Nelly Mendoza-Mendoza|June 30, 2016
Ednita Escobar is fourteen-year-old Texas native, about to start high school. When I first asked her what she thought about Global Warming, she replied that Global Warming is caused by polluting businesses that don’t prioritize minimizing the impact that they are have on the environment.
Later, I took a few minutes to explain Escobar the other effects of Global Warming, including the rising world temperatures which lead to the destruction of ecosystems. I then asked if she recycled. She answered that she would like to but couldn’t because there were no recycling bins around her area, a common problem in lower income neighborhoods.
Like Escobar there are many other children that don’t really know exactly what Global Warming is and what the likely consequences are, a significant problem if we are trying to raise a new generation ready to combat climate change.
At a young age, children learn from what they see on TV, what their friends do, what they read, and most importantly what teachers and parents reinforce in the classroom and at home. If recycling is done at home and at school, then that habit is reinforced.
If children aren’t taught about the impact that their actions have on the planet such as recycling and turning off the lights. If children remain ignorant of the importance to mitigate Global Warming, it will be even more challenging to secure long term climate security.
Fortunately, Jonathan and Fernando Elizalde, the other children that I interviewed for this article. Eight and Fourteen respectively, have learned about Global Warming. They gave very short, yes or no, answers for the most part. However, they mentioned learning about Global Warming and ways to combat it from either teachers or children TV shows. They also mentioned that they consider this to be something that can be fixed, such as by using hybrid cars or more renewable energy.
Then, I interviewed two grandparents and I asked whether they have taught their grandchildren about Global Warming. They both replied with yes, however, they also pointed out that many parents were ignorant or ignored the issue of Global Warming.
Simply because it doesn’t ‘feel real’ to them. It might almost sound like a distant fiction story. Thus, never really care to learn more beyond the little recycle, reduce, and reuse stickers that are sometimes posted on walls or trashcans.
They said that they have been hearing about climate change for a long time and that twenty years ago, scientists predicted that global warming would occur much more slowly. But, the reality today is that we are noticing even more record breaking temperatures faster than what would have been predicted when they were younger.
They also added that parents are the main sources of information for children, however, that at times the parents don’t even know what global warming is themselves. Although, at the end of the day, we all share the costs.

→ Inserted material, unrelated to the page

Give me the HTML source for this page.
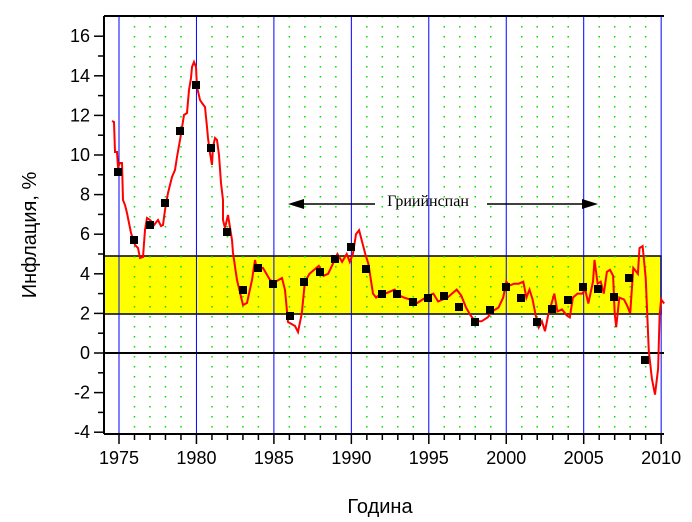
<!DOCTYPE html>
<html><head><meta charset="utf-8"><style>body{margin:0;background:#fff}svg{display:block}</style></head><body>
<svg width="692" height="522" xmlns="http://www.w3.org/2000/svg" font-family="Liberation Sans, sans-serif">
<rect width="692" height="522" fill="#fff"/>
<rect x="104" y="256" width="557" height="58" fill="#ffff00" stroke="#000" stroke-width="1.5"/>
<g id="grid"></g>
<line x1="104" y1="353" x2="664" y2="353" stroke="#000" stroke-width="2"/>
<polyline id="ln" fill="none" stroke="#ff0000" stroke-width="2"/>
<g id="sq"></g>
<line x1="104" y1="16" x2="664" y2="16" stroke="#000" stroke-width="2"/>
<line x1="104" y1="16" x2="104" y2="434" stroke="#000" stroke-width="2"/>
<line x1="104" y1="434" x2="664" y2="434" stroke="#000" stroke-width="2"/>
<g id="ticks" stroke="#000" stroke-width="1.5"></g>
<g id="lab" font-size="18" fill="#000"></g>
<text x="428" y="206" font-family="Liberation Serif, serif" font-size="16" text-anchor="middle">Гриийнспан</text>
<line x1="300" y1="204" x2="375" y2="204" stroke="#000" stroke-width="1.5"/>
<polygon points="288,204 304,199 304,209" fill="#000"/>
<line x1="487" y1="204" x2="586" y2="204" stroke="#000" stroke-width="1.5"/>
<polygon points="598,204 582,199 582,209" fill="#000"/>
<text transform="translate(36,235) rotate(-90)" font-size="20" text-anchor="middle">Инфлация, %</text>
<text x="380" y="513" font-size="20" text-anchor="middle">Година</text>
</svg>
<script>
const X=y=>119+(y-1975)*15.49, Y=v=>353-v*19.8, ns="http://www.w3.org/2000/svg";
function el(p,t,a,txt){const e=document.createElementNS(ns,t);for(const k in a)e.setAttribute(k,a[k]);if(txt)e.textContent=txt;document.getElementById(p).appendChild(e);}
for(let y=1975;y<=2010;y++){const x=X(y);
 if(y%5==0) el("grid","line",{x1:x,y1:16,x2:x,y2:434,stroke:"#0000ff","stroke-width":1});
 else el("grid","line",{x1:x,y1:16,x2:x,y2:434,stroke:"#00dd00","stroke-width":1.5,"stroke-dasharray":"1.5,8.5"});
 el("ticks","line",{x1:x,y1:434,x2:x,y2:y%5==0?444:440});
 if(y%5==0) el("lab","text",{x:x,y:464,"text-anchor":"middle"},String(y));}
for(let v=-4;v<=16;v++){const y=Y(v);el("ticks","line",{x1:v%2==0?94:98,y1:y,x2:104,y2:y});
 if(v%2==0) el("lab","text",{x:90,y:y+6,"text-anchor":"end"},v<0?"-"+(-v):String(v));}
const px=[[112,121],[114,122],[115,152],[117,152],[118,167],[120,163],[122,163],[123,200],[125,205],[127,213],[131,233],[135,245],[138,248],[140,258],[143,257],[145,230],[147,218],[150,220],[152,222],[154,225],[158,220],[161,226],[163,225],[165,210],[168,193],[172,177],[175,170],[177,157],[180,140],[184,115],[187,113],[189,90],[191,78],[192,67],[194,62],[196,67],[197,87],[200,100],[202,103],[205,107],[207,127],[208,138],[210,153],[212,165],[213,147],[215,138],[217,140],[219,155],[221,183],[223,200],[223,220],[225,228],[228,215],[232,240],[233,253],[237,280],[243,305],[247,303],[252,280],[255,260],[257,270],[263,268],[270,280],[275,282],[282,278],[285,290],[288,322],[295,326],[298,332]];
const d=[1986.8,2.0,1987.0,3.6,1987.3,4.0,1987.6,4.2,1987.9,4.4,1988.2,3.9,1988.5,4.0,1988.8,4.5,1989.1,5.0,1989.4,4.6,1989.7,5.0,1989.9,4.6,1990.1,5.0,1990.3,6.0,1990.5,6.2,1990.7,5.6,1990.9,5.0,1991.1,4.5,1991.4,3.0,1991.6,2.8,1991.9,3.0,1992.2,3.0,1992.5,3.1,1992.8,3.2,1993.1,2.9,1993.4,2.8,1993.8,2.7,1994.2,2.5,1994.6,2.7,1995.0,2.9,1995.3,3.0,1995.6,2.6,1995.9,2.7,1996.2,2.8,1996.5,3.0,1996.8,3.2,1997.1,2.9,1997.4,2.3,1997.7,1.9,1998.0,1.6,1998.4,1.6,1998.8,1.8,1999.1,2.1,1999.5,2.3,1999.8,2.8,2000.0,3.6,2000.2,3.4,2000.5,3.5,2000.8,3.5,2001.1,3.6,2001.3,2.8,2001.5,3.2,2001.7,2.7,2001.9,1.9,2002.1,1.3,2002.3,1.6,2002.5,1.1,2002.7,1.9,2003.0,2.7,2003.1,3.0,2003.3,2.1,2003.6,2.2,2003.9,1.9,2004.1,1.8,2004.3,2.8,2004.6,3.0,2004.9,3.0,2005.1,3.2,2005.3,2.5,2005.6,3.6,2005.7,4.7,2005.9,3.5,2006.1,3.6,2006.3,3.0,2006.5,4.1,2006.7,4.2,2006.9,3.9,2007.0,2.0,2007.1,1.3,2007.3,2.8,2007.6,2.7,2007.8,2.4,2008.0,2.0,2008.2,4.3,2008.5,4.0,2008.6,5.3,2008.8,5.4,2009.0,3.8,2009.2,0.1,2009.4,-1.3,2009.6,-2.1,2009.8,-0.8,2009.9,1.9,2010.0,2.7,2010.2,2.5];
let p=px.map(a=>a[0]+","+a[1]);for(let i=0;i<d.length;i+=2)p.push(X(d[i]).toFixed(1)+","+Y(d[i+1]).toFixed(1));
document.getElementById("ln").setAttribute("points",p.join(" "));
const s=[[118,172],[134,240],[150,225],[165,203],[180,131],[196,85],[211,148],[227,232],[243,290],[258,268],[273,284],[290,316],[304,282],[320,272],[335,259],[351,247],[366,269],[382,294],[397,294],[413,302],[428,298],[444,296],[459,307],[475,322],[490,310],[506,287],[521,298],[537,322],[552,309],[568,300],[583,287],[598,289],[614,297],[629,278],[645,360]];
s.forEach(([x,y])=>el("sq","rect",{x:x-4,y:y-4,width:8,height:8,fill:"#000"}));
</script>
</body></html>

I asked young Escobar about a good strategy that could be used to bring in more of her peers into the green mentality. She replied that first, she would personally research more about the topic and then tell people about her findings but, that another way would be to get her peers to participate in some sort of pep rally for the environment. This would directly involve the participation of the students, instead of allowing them to feel as if they aren’t a critical piece of the puzzle.
The grandparents also expressed a similar idea—they said that since some parents only spent time watching sports or other media, then there should be educational commercials in such places.
Allison Mendoza, a six-year-old second grader also from Houston, TX replied, “I do care, then the earth is going to turn like a microwave”, when I asked and after I explained what Global Warming is. It’s the responsibility of every living generation to prevent that from happening.